Артист.А вы не рассказывайте весь акт. Расскажите самый финал.
Я. Финал рассказать нельзя. Я вам покажу его.
Я. Становлюсь на скамейку, поднимаюсь на цыпочки, опускаю вдоль туловища руки, расслабляю шейные мускулы, и голова моя безвольно падает на правое плечо и еще ниже, на грудь. Я закрываю глаза, высовываю язык и начинаю покачиваться, медленно поворачиваясь вокруг оси, — полоборота туда и полоборота обратно, потом пою, стараясь воспроизвести как можно точнее волнующий и вульгарный голос:
...Ты оставил берег свой родной, А к другому так и не пристал.
Повиснув на воображаемой веревке, я верчусь почти что в такт сентиментальному наглому шлягеру, верчусь и допеваю последний, бессловесный припев:
.. Лля-ла-л-ла-лам Лля-лаллалам Лля-лал-ла-ламм Ллял-лалл-лаламмммм...
Актриса.Жуть!
Герой.Что вы делаете? Как вы можете соединять Достоевского с Пугачевой?
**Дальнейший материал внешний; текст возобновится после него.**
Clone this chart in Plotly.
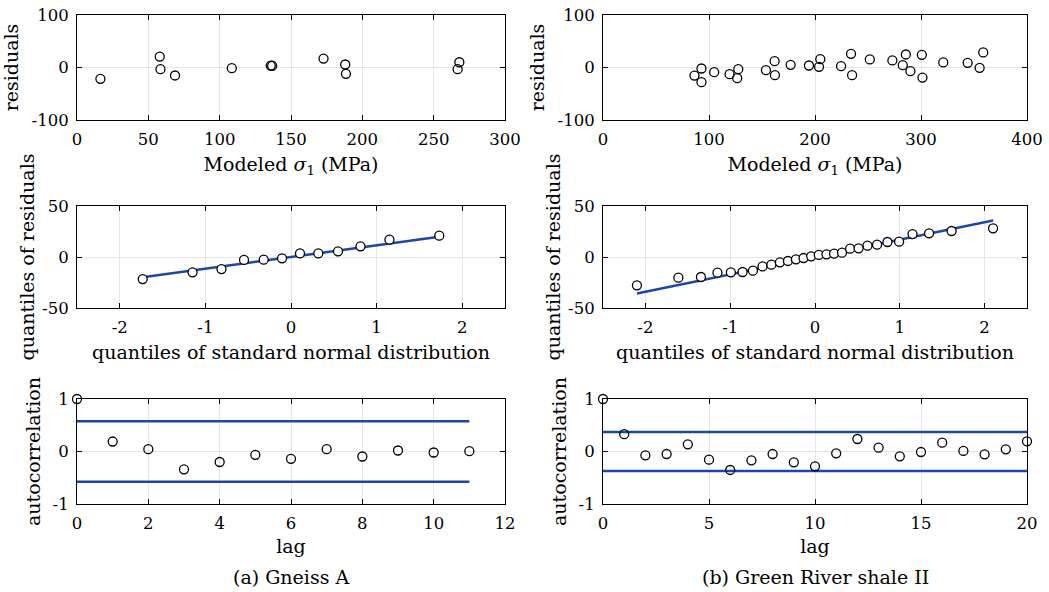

Я. Дело тут совсем не в Пугачевой. Дело в том, что вы меня не понимаете... Художник — поводырь человека в бездне, ведущий туда слепого, помогающий ему увидеть, поводырь, ведущий его через боль прозрения к подлинному существованию, радостному и вознаграждающему. Достоевский — наиболее типичный поводырь. Ведущий. Вождь. Не все способны пройти через прозрение, многие не хотят его муку принять на себя, — не доходят до открытия смысла жизни, возвращаются с полпути, а иногда и с самых первых шагов, не выдержав и первой боли. И, возвратясь, все сваливают на поводыря, говоря, что ведет не туда. Так возникает ложь о жестокости Достоевского, ложь о его болезненной тяге к страданию, о мучительстве и пессимизме писателя. А он, прошедший бездну не однажды, знает лично и точно, что счастье есть, готов с каждым из нас снова и снова идти через пустыню страдания, зная — не веря, а зная, — что за ней в самом деле — счастье, окрещенное неверящими и несмеющими миражом.